I trust it won't feel like mansplaining if I bullet point my comments in
reply - this is a large debate and I'm unsure of how best to elucidate the
essence of any disagreement.
First, apologies since, at present,I cannot give a link to Dunayevskaya's
book - it isn't on the MIA - Marxist Internet Archive in her section:  I'll
have a look on another site that might include it.

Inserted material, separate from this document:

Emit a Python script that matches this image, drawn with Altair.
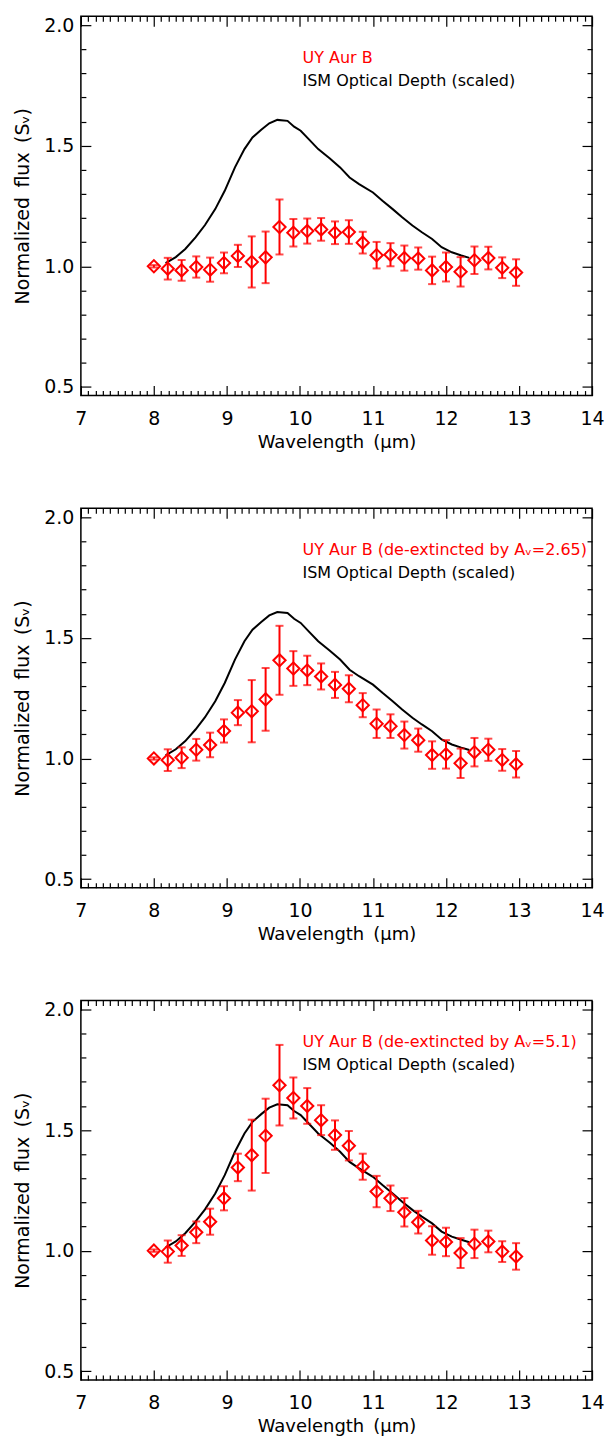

   - I haven't followed any thread about the gendering of science(s) /
   logic(s) - Marx and Engels were, well Marx definitely, sexist and
   culturally racist, but I was using 'scientific' in the sense of an analysis
   of data, starting from its essential 'seed', in the case of *Capital*,
   the commodity, and following through, as I describe below, to examine the
   working processes that arise from that starting point.
   - I will have to look up 'confirmation bias', so I cannot say that I and
   my material don't suffer from it.
   - It is interesting that you laud Piketty for his analysis of data,
   unavailable to Marx. From a Marxian/Marxist pov, Piketty's conflation of
   *wealth* with *capital, *is a primary, categorical error. Wealth  /
   money becomes capital only when it is invested in productive capacity / is
   capable of reproducing its value and adding a *surplus value,* which
   will allow for further accumulation of productive capacity. Money interest
   and rent are one form of the total surplus value arising from *capitalist
   production.*
   - Clearly, today's world contains systems, processes and factors which
   were absent from late C19 world with its societies and processes, but I am
   of the opinion that the process, analysed arguing from the abstract level
   of essence and building up to the concrete processes, by which value is
   created and surplus extracted from human labour through the capitalist
   exploitation of wage earners enslaved in the wages system has not changed.
   - I feel that it is somewhat superficial to suggest that the hours spent
   by Marx, note taking from official Blue Books and Parliamentary reports and
   current newspaper reportage, wasn't an antique but deeply effective and
   up-to-date 'drilling down' into his world, comparable with any Google
   search.
   - And Fred Engels, his collaborator for years, brought his knowledge of
   management at Engels and Barmen ( I remember seeing one of my mother's
   cotton reels with the company name on it, long before I was interested in
   any of this stuff ☺), as well as his research in the factories and stews of
   Manchester - so there was, I would counter,  a valid continuing collection
   of contemporary data by the pair of them.
   - I am also of the opinion, desperately sadly, that ending the law of
   value through international communist revolution is a consummation, though
   devoutly to be wished, very far from possibility at this moment.
   - There are a variety of Marxist grouplets trying to figure out the
   solution to that problem (me as an individual, too), but the question of
   the *politics* necessary to persuade enough people that the Marxist
* critique
   of political economy* means that we need to produce simply for human
   need, not for corporative profit, is at present escaping us.
   - Your final, fire kindling metaphor applies to that situation too 😕.
   - I have every trust that, if Andy Blunden, follows this thread, he will
   correct / refute any errors in my short introduction to Marx, so that I am
   not leading other followers into culs-de-sac.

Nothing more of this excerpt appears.